B.A., University of San Francisco;
M.A., Ph.D., Johns Hopkins University
Robert Proctor began teaching at Connecticut College in 1971. Since then he has enjoyed an ambitious career as the founding Director, The Toor Cummings Center for International Studies and the Liberal Arts, CISLA, Provost and Dean of the Faculty, 1995-97, and Joanne Toor Cummings ’50 Professor of Italian
Specialization: Italian Language, Petrarch, Italian Renaissance humanism, History of the humanities, History of the liberal arts
Teaching courses on Dante’s Divine Comedy and on the Renaissance in Italy are two of the joys of Robert Proctor’s life. He wants to inspire in students a love of Dante’s great work and a desire to make Dante’s journey through the afterlife a companion in their journeys through this life. He wants as well to introduce students to the beauty of Italy, and to the enduring power of works of art and literature created during the Renaissance.

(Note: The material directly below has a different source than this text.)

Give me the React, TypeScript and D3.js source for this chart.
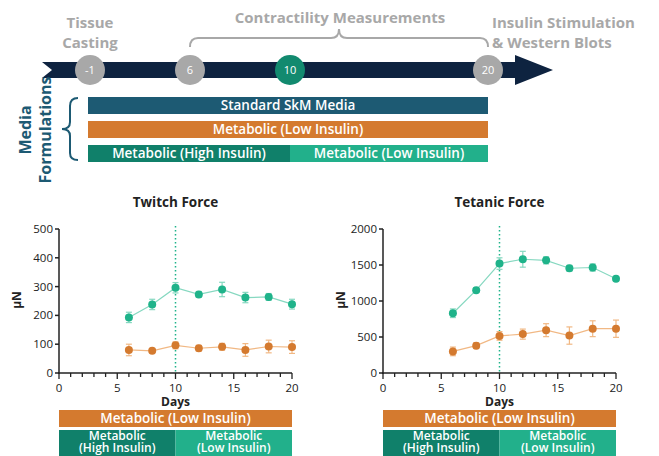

Robert is interested in the history of education, especially in the history of the humanities and the liberal arts. His book Education’s Great Amnesia: Reconsidering the Humanities from Petrarch to Freud, with a Curriculum for Today’s Students received the 1990 Association of American College’s Frederic W. Ness Award as the book that contributed most to liberal learning. The book was reissued in paperback 1998 with the new title, Defining the Humanities: How Rediscovering a Tradition Can Improve our Schools. He is now writing a book on the Roman origins of the liberal arts tradition.
Robert has also published numerous articles on contemporary Italian politics and economy. He has lectured extensively on the liberal arts tradition and the humanities, including his keynote presentations “Is There a Place for the Studia Humanitatis in American Education?” and “The Relevance of the Humanities in Twentieth-Century America” presented at the 1993 biennial conference of the National Association for Humanities Education, and the 1992 National Italian American Foundation and the Agnelli Foundation conferences, respectively.
Robert is a former fellow of Villa I Tatti, the Harvard University Center for Italian Renaissance Studies in Florence, Italy. He is also a former fellow of the National Humanities Institute at Yale University. In addition, he has led faculty seminars on “The Birth of the Humanities in Renaissance Florence” and “From Tradition to Modernity: Perspectives on Modern Global Society” with grants from the National Endowment for the Humanities and the William and Flora Hewlett Foundation, respectively.
Robert conducted the first Connecticut College SATA (Study Away, Teach Away) Rome at John Cabot University in Rome in the Fall of 2000, and returned to conduct SATA Rome in 2002. He created and teaches at an intensive Italian language and culture summer program at the Umbra Institute in Perugia, Italy.